Achever des études de mastère en administration publique, cela signifie faire quelques lectures. Je m'étais
lancé dans le Que sais-je? que Gwénaële Calvès, professeur de droit public à l'université de Cergy, a consacré à la discrimination positive, mais ce n'est qu'avant-hier que j'en ai terminé
la lecture. Pour mon travail, il me suffisait de pouvoir justifier que la théorie de la discrimination positive était moins performante que celle de la bureaucratie représentative pour servir de
socle théorique; et si je l'ai terminé, c'est pour me faire un petit bout de culture générale supplémentaire.
Bref et synthétique comme peut l'être un Que sais-je?, celui-ci fait le tour de la question de la discrimination positive. Celle-ci est présentée comme une manière de créer des discriminations "légales", "bienveillantes" afin de favoriser certains groupes de population et de produire davantage d'égalité pour ceux-ci. Prenant l'exemple des Etats-Unis, l'auteur développe l'idée d'une forme de rattrapage profitant aux Afro-Américains, dans l'idée de réparer l'erreur historique de leur immigration forcée afin de soutenir la société esclavagiste. Cela, quitte à s'exposer à l'objection "méritocratique", qui veut que seul le mérite doit autoriser, par exemple, l'accès à telle université de prestige.

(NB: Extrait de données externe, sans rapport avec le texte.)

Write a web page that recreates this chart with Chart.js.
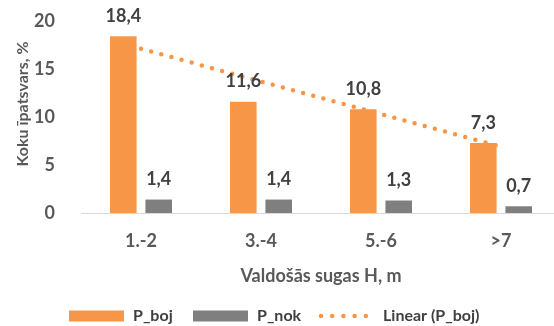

La notion de quotas est également abordée, sous plusieurs angles. De manière originale, l'auteur expose la situation en Inde, pays apparemment assez intéressé à cette question, où elle a pu identifier une politique publique réservant à la caste des intouchables (dalit) des postes d'enseignement dans les universités. Problème? Les personnes issues des castes inférieures n'arrivent jamais à mener des études suffisamment loin. Ainsi l'égalité, certes formellement présente, n'est-elle pas réalisée dans les faits.
Il y a aussi, selon l'auteur, à faire pour réaliser l'égalité entre hommes et femmes - et, d'une manière qu'on sent un peu plus engagée, le propos prend l'exemple de la France pour évoquer certaines dispositions, telles celles devant favoriser davantage d'égalité salariale. La question de la parité sur les listes électorales est également abordée. Numériquement, c'est un succès selon l'auteur, qui nuance cependant la qualité de cette avancée dans le domaine: certains domaines et fonctions restent toujours plus difficiles d'accès aux femmes qu'aux hommes.
En France toujours, l'auteur pose la question des mesures de discrimination positive consenties à certaines parties du territoire, quartiers difficiles ou sensibles, zones prioritaires, etc. Cela, en relevant que si ces zones profitent de mesures de discrimination positive, elles ont tout intérêt à faire en sorte de remplir le plus longtemps possible les conditions permettant de profiter du système. Et puis, n'est-ce pas, dans certains cas, une manière détournée de favoriser certains groupes minoritaires de France, difficiles à identifier, d'un point de vue légal, d'une manière autre que par le critère de leur lieu d'habitat, faute, par exemple, de statistiques ethniques?
Gwénaële Calvès signe ici un petit livre très instructif sur un sujet passionnel, qui cristallise quelques légendes et idées préconçues plus ou moins vraies. La réflexion est approfondie, originale parfois, et permet d'entrer de plain pied dans ce sujet afin de pouvoir en parler en connaissance de cause.
Gwénaële Calvès, La discrimination positive, Paris, PUF/Que sais-je?, 3e édition, 2010.